>> Begin Data extract

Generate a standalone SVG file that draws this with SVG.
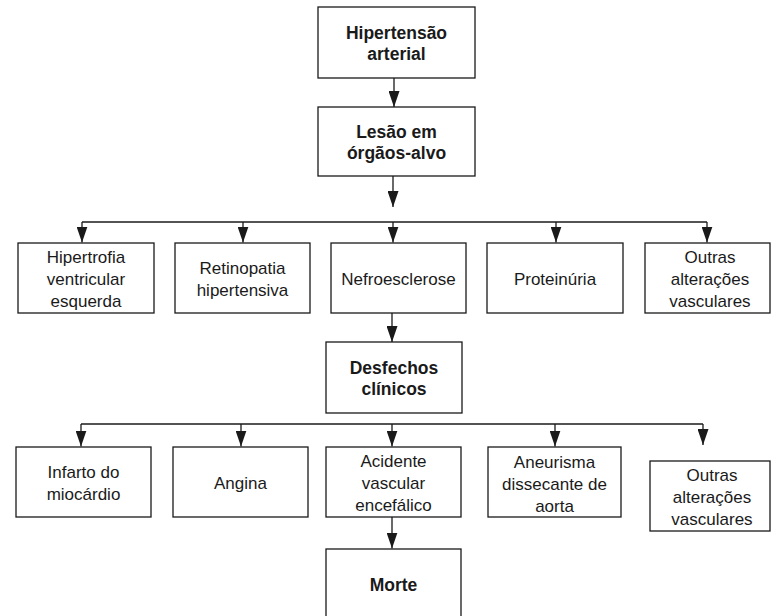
<svg xmlns="http://www.w3.org/2000/svg" width="771" height="616" viewBox="0 0 771 616">
<style>
.box{fill:#fff;stroke:#1a1a1a;stroke-width:1.3}
.t{font-family:"Liberation Sans",Arial,sans-serif;font-size:17px;fill:#1a1a1a;text-anchor:middle}
.b{font-weight:bold;font-size:17.5px}
.c{fill:none;stroke:#1a1a1a;stroke-width:1.3}
</style>
<defs>
<marker id="ah" markerUnits="userSpaceOnUse" markerWidth="16" markerHeight="11" refX="16" refY="5.5" orient="auto">
<path d="M0,0 L16,5.5 L0,11 z" fill="#1a1a1a"/>
</marker>
</defs>
<rect width="771" height="616" fill="#fff"/>
<g id="connectors">
<line class="c" x1="394" y1="78" x2="394" y2="107" marker-end="url(#ah)"/>
<line class="c" x1="393" y1="176" x2="393" y2="207" marker-end="url(#ah)"/>
<line class="c" x1="82" y1="222" x2="707" y2="222"/>
<line class="c" x1="82" y1="222" x2="82" y2="242.5" marker-end="url(#ah)"/>
<line class="c" x1="243" y1="222" x2="243" y2="242.5" marker-end="url(#ah)"/>
<line class="c" x1="393" y1="222" x2="393" y2="242.5" marker-end="url(#ah)"/>
<line class="c" x1="556" y1="222" x2="556" y2="242.5" marker-end="url(#ah)"/>
<line class="c" x1="707" y1="222" x2="707" y2="242.5" marker-end="url(#ah)"/>
<line class="c" x1="392" y1="313" x2="392" y2="342" marker-end="url(#ah)"/>
<line class="c" x1="81" y1="424" x2="703" y2="424"/>
<line class="c" x1="81" y1="424" x2="81" y2="446.5" marker-end="url(#ah)"/>
<line class="c" x1="241" y1="424" x2="241" y2="446.5" marker-end="url(#ah)"/>
<line class="c" x1="392" y1="424" x2="392" y2="446.5" marker-end="url(#ah)"/>
<line class="c" x1="555" y1="424" x2="555" y2="446.5" marker-end="url(#ah)"/>
<line class="c" x1="703" y1="424" x2="703" y2="445" marker-end="url(#ah)"/>
<line class="c" x1="392" y1="517" x2="392" y2="548.5" marker-end="url(#ah)"/>
</g>
<g id="hipertensao">
<rect class="box" x="318" y="7" width="157" height="71"/>
<text class="t b" x="396.5" y="39">Hipertensão</text>
<text class="t b" x="396.5" y="60">arterial</text>
</g>
<g id="lesao">
<rect class="box" x="318" y="107" width="157" height="69"/>
<text class="t b" x="396.5" y="138">Lesão em</text>
<text class="t b" x="396.5" y="159">órgãos-alvo</text>
</g>
<g id="hve">
<rect class="box" x="18" y="243" width="136" height="70"/>
<text class="t" x="86" y="263">Hipertrofia</text>
<text class="t" x="86" y="285">ventricular</text>
<text class="t" x="86" y="307">esquerda</text>
</g>
<g id="retinopatia">
<rect class="box" x="175" y="243" width="135" height="70"/>
<text class="t" x="242.5" y="274">Retinopatia</text>
<text class="t" x="242.5" y="296">hipertensiva</text>
</g>
<g id="nefroesclerose">
<rect class="box" x="331" y="243" width="135" height="70"/>
<text class="t" x="398.5" y="285">Nefroesclerose</text>
</g>
<g id="proteinuria">
<rect class="box" x="487" y="243" width="136" height="70"/>
<text class="t" x="555" y="285">Proteinúria</text>
</g>
<g id="outras1">
<rect class="box" x="645" y="243" width="125" height="70"/>
<text class="t" x="710" y="263">Outras</text>
<text class="t" x="710" y="285">alterações</text>
<text class="t" x="710" y="307">vasculares</text>
</g>
<g id="desfechos">
<rect class="box" x="326" y="342" width="136" height="71"/>
<text class="t b" x="394" y="374">Desfechos</text>
<text class="t b" x="394" y="395">clínicos</text>
</g>
<g id="infarto">
<rect class="box" x="16" y="447" width="135" height="70"/>
<text class="t" x="83.5" y="478">Infarto do</text>
<text class="t" x="83.5" y="500">miocárdio</text>
</g>
<g id="angina">
<rect class="box" x="173" y="447" width="135" height="70"/>
<text class="t" x="240.5" y="489">Angina</text>
</g>
<g id="avc">
<rect class="box" x="326" y="447" width="135" height="70"/>
<text class="t" x="393.5" y="467">Acidente</text>
<text class="t" x="393.5" y="489">vascular</text>
<text class="t" x="393.5" y="511">encefálico</text>
</g>
<g id="aneurisma">
<rect class="box" x="488" y="447" width="133" height="70"/>
<text class="t" x="554.5" y="468">Aneurisma</text>
<text class="t" x="554.5" y="490">dissecante de</text>
<text class="t" x="554.5" y="512">aorta</text>
</g>
<g id="outras2">
<rect class="box" x="650" y="461" width="120" height="70"/>
<text class="t" x="712" y="481">Outras</text>
<text class="t" x="712" y="503">alterações</text>
<text class="t" x="712" y="525">vasculares</text>
</g>
<g id="morte">
<rect class="box" x="326" y="549" width="135" height="71"/>
<text class="t b" x="393.5" y="591">Morte</text>
</g>
</svg>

>> End Data extract

What you will do - Give back every line exactly as it stands, pictures excluded.

Output for this exercise -
Generate a standalone SVG file that draws this with SVG.
<svg xmlns="http://www.w3.org/2000/svg" width="771" height="616" viewBox="0 0 771 616">
<style>
.box{fill:#fff;stroke:#1a1a1a;stroke-width:1.3}
.t{font-family:"Liberation Sans",Arial,sans-serif;font-size:17px;fill:#1a1a1a;text-anchor:middle}
.b{font-weight:bold;font-size:17.5px}
.c{fill:none;stroke:#1a1a1a;stroke-width:1.3}
</style>
<defs>
<marker id="ah" markerUnits="userSpaceOnUse" markerWidth="16" markerHeight="11" refX="16" refY="5.5" orient="auto">
<path d="M0,0 L16,5.5 L0,11 z" fill="#1a1a1a"/>
</marker>
</defs>
<rect width="771" height="616" fill="#fff"/>
<g id="connectors">
<line class="c" x1="394" y1="78" x2="394" y2="107" marker-end="url(#ah)"/>
<line class="c" x1="393" y1="176" x2="393" y2="207" marker-end="url(#ah)"/>
<line class="c" x1="82" y1="222" x2="707" y2="222"/>
<line class="c" x1="82" y1="222" x2="82" y2="242.5" marker-end="url(#ah)"/>
<line class="c" x1="243" y1="222" x2="243" y2="242.5" marker-end="url(#ah)"/>
<line class="c" x1="393" y1="222" x2="393" y2="242.5" marker-end="url(#ah)"/>
<line class="c" x1="556" y1="222" x2="556" y2="242.5" marker-end="url(#ah)"/>
<line class="c" x1="707" y1="222" x2="707" y2="242.5" marker-end="url(#ah)"/>
<line class="c" x1="392" y1="313" x2="392" y2="342" marker-end="url(#ah)"/>
<line class="c" x1="81" y1="424" x2="703" y2="424"/>
<line class="c" x1="81" y1="424" x2="81" y2="446.5" marker-end="url(#ah)"/>
<line class="c" x1="241" y1="424" x2="241" y2="446.5" marker-end="url(#ah)"/>
<line class="c" x1="392" y1="424" x2="392" y2="446.5" marker-end="url(#ah)"/>
<line class="c" x1="555" y1="424" x2="555" y2="446.5" marker-end="url(#ah)"/>
<line class="c" x1="703" y1="424" x2="703" y2="445" marker-end="url(#ah)"/>
<line class="c" x1="392" y1="517" x2="392" y2="548.5" marker-end="url(#ah)"/>
</g>
<g id="hipertensao">
<rect class="box" x="318" y="7" width="157" height="71"/>
<text class="t b" x="396.5" y="39">Hipertensão</text>
<text class="t b" x="396.5" y="60">arterial</text>
</g>
<g id="lesao">
<rect class="box" x="318" y="107" width="157" height="69"/>
<text class="t b" x="396.5" y="138">Lesão em</text>
<text class="t b" x="396.5" y="159">órgãos-alvo</text>
</g>
<g id="hve">
<rect class="box" x="18" y="243" width="136" height="70"/>
<text class="t" x="86" y="263">Hipertrofia</text>
<text class="t" x="86" y="285">ventricular</text>
<text class="t" x="86" y="307">esquerda</text>
</g>
<g id="retinopatia">
<rect class="box" x="175" y="243" width="135" height="70"/>
<text class="t" x="242.5" y="274">Retinopatia</text>
<text class="t" x="242.5" y="296">hipertensiva</text>
</g>
<g id="nefroesclerose">
<rect class="box" x="331" y="243" width="135" height="70"/>
<text class="t" x="398.5" y="285">Nefroesclerose</text>
</g>
<g id="proteinuria">
<rect class="box" x="487" y="243" width="136" height="70"/>
<text class="t" x="555" y="285">Proteinúria</text>
</g>
<g id="outras1">
<rect class="box" x="645" y="243" width="125" height="70"/>
<text class="t" x="710" y="263">Outras</text>
<text class="t" x="710" y="285">alterações</text>
<text class="t" x="710" y="307">vasculares</text>
</g>
<g id="desfechos">
<rect class="box" x="326" y="342" width="136" height="71"/>
<text class="t b" x="394" y="374">Desfechos</text>
<text class="t b" x="394" y="395">clínicos</text>
</g>
<g id="infarto">
<rect class="box" x="16" y="447" width="135" height="70"/>
<text class="t" x="83.5" y="478">Infarto do</text>
<text class="t" x="83.5" y="500">miocárdio</text>
</g>
<g id="angina">
<rect class="box" x="173" y="447" width="135" height="70"/>
<text class="t" x="240.5" y="489">Angina</text>
</g>
<g id="avc">
<rect class="box" x="326" y="447" width="135" height="70"/>
<text class="t" x="393.5" y="467">Acidente</text>
<text class="t" x="393.5" y="489">vascular</text>
<text class="t" x="393.5" y="511">encefálico</text>
</g>
<g id="aneurisma">
<rect class="box" x="488" y="447" width="133" height="70"/>
<text class="t" x="554.5" y="468">Aneurisma</text>
<text class="t" x="554.5" y="490">dissecante de</text>
<text class="t" x="554.5" y="512">aorta</text>
</g>
<g id="outras2">
<rect class="box" x="650" y="461" width="120" height="70"/>
<text class="t" x="712" y="481">Outras</text>
<text class="t" x="712" y="503">alterações</text>
<text class="t" x="712" y="525">vasculares</text>
</g>
<g id="morte">
<rect class="box" x="326" y="549" width="135" height="71"/>
<text class="t b" x="393.5" y="591">Morte</text>
</g>
</svg>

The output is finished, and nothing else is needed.